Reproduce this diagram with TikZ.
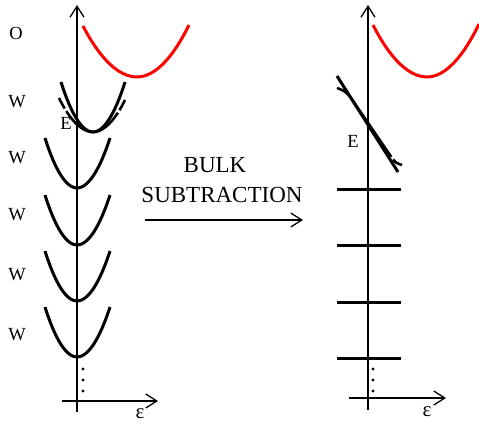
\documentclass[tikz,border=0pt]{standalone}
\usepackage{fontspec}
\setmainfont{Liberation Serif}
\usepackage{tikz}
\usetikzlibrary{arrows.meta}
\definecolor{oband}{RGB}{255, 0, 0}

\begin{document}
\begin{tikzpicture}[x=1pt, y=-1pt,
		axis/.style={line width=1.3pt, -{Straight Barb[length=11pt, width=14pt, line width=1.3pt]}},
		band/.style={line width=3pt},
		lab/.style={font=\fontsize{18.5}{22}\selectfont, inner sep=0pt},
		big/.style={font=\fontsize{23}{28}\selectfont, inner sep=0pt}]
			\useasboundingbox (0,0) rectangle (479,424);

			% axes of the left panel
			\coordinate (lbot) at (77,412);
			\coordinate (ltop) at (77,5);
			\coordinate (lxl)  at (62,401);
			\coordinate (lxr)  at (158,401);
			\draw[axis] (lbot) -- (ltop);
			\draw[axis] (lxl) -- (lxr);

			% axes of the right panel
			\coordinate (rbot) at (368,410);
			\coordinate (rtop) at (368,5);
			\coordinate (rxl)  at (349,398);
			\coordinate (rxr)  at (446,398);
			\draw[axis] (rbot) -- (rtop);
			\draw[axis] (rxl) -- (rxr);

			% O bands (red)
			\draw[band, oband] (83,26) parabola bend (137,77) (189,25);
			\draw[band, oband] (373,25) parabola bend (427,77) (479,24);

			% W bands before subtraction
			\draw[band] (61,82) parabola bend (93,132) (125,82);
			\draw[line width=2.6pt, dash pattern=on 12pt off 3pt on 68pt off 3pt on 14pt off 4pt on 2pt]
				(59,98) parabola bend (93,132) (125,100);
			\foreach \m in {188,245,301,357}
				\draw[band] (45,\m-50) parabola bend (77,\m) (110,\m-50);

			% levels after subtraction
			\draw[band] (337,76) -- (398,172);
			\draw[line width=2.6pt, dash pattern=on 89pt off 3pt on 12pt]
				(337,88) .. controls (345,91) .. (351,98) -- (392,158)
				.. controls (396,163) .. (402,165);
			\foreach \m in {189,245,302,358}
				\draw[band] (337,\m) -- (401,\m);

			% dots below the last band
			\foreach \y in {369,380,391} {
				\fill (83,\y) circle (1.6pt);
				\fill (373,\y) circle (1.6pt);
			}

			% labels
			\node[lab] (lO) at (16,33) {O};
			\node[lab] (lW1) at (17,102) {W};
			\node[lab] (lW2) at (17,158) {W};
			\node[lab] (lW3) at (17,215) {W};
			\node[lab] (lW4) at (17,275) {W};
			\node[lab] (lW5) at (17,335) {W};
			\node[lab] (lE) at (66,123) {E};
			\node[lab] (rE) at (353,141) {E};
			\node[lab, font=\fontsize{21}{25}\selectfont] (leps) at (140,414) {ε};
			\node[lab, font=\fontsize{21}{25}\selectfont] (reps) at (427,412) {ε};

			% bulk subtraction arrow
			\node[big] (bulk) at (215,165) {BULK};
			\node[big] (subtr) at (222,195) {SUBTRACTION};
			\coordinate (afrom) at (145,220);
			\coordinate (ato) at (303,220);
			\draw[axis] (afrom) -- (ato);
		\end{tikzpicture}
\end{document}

....................

* PROBLEM: Write out exactly the lines between the start of the data and the line with "bend (77,\m) (110,\m-50);", including both, but none of the pictures.

* WRITTEN REPLY:
Reproduce this diagram with TikZ.
\documentclass[tikz,border=0pt]{standalone}
\usepackage{fontspec}
\setmainfont{Liberation Serif}
\usepackage{tikz}
\usetikzlibrary{arrows.meta}
\definecolor{oband}{RGB}{255, 0, 0}

\begin{document}
\begin{tikzpicture}[x=1pt, y=-1pt,
		axis/.style={line width=1.3pt, -{Straight Barb[length=11pt, width=14pt, line width=1.3pt]}},
		band/.style={line width=3pt},
		lab/.style={font=\fontsize{18.5}{22}\selectfont, inner sep=0pt},
		big/.style={font=\fontsize{23}{28}\selectfont, inner sep=0pt}]
			\useasboundingbox (0,0) rectangle (479,424);

			% axes of the left panel
			\coordinate (lbot) at (77,412);
			\coordinate (ltop) at (77,5);
			\coordinate (lxl)  at (62,401);
			\coordinate (lxr)  at (158,401);
			\draw[axis] (lbot) -- (ltop);
			\draw[axis] (lxl) -- (lxr);

			% axes of the right panel
			\coordinate (rbot) at (368,410);
			\coordinate (rtop) at (368,5);
			\coordinate (rxl)  at (349,398);
			\coordinate (rxr)  at (446,398);
			\draw[axis] (rbot) -- (rtop);
			\draw[axis] (rxl) -- (rxr);

			% O bands (red)
			\draw[band, oband] (83,26) parabola bend (137,77) (189,25);
			\draw[band, oband] (373,25) parabola bend (427,77) (479,24);

			% W bands before subtraction
			\draw[band] (61,82) parabola bend (93,132) (125,82);
			\draw[line width=2.6pt, dash pattern=on 12pt off 3pt on 68pt off 3pt on 14pt off 4pt on 2pt]
				(59,98) parabola bend (93,132) (125,100);
			\foreach \m in {188,245,301,357}
				\draw[band] (45,\m-50) parabola bend (77,\m) (110,\m-50);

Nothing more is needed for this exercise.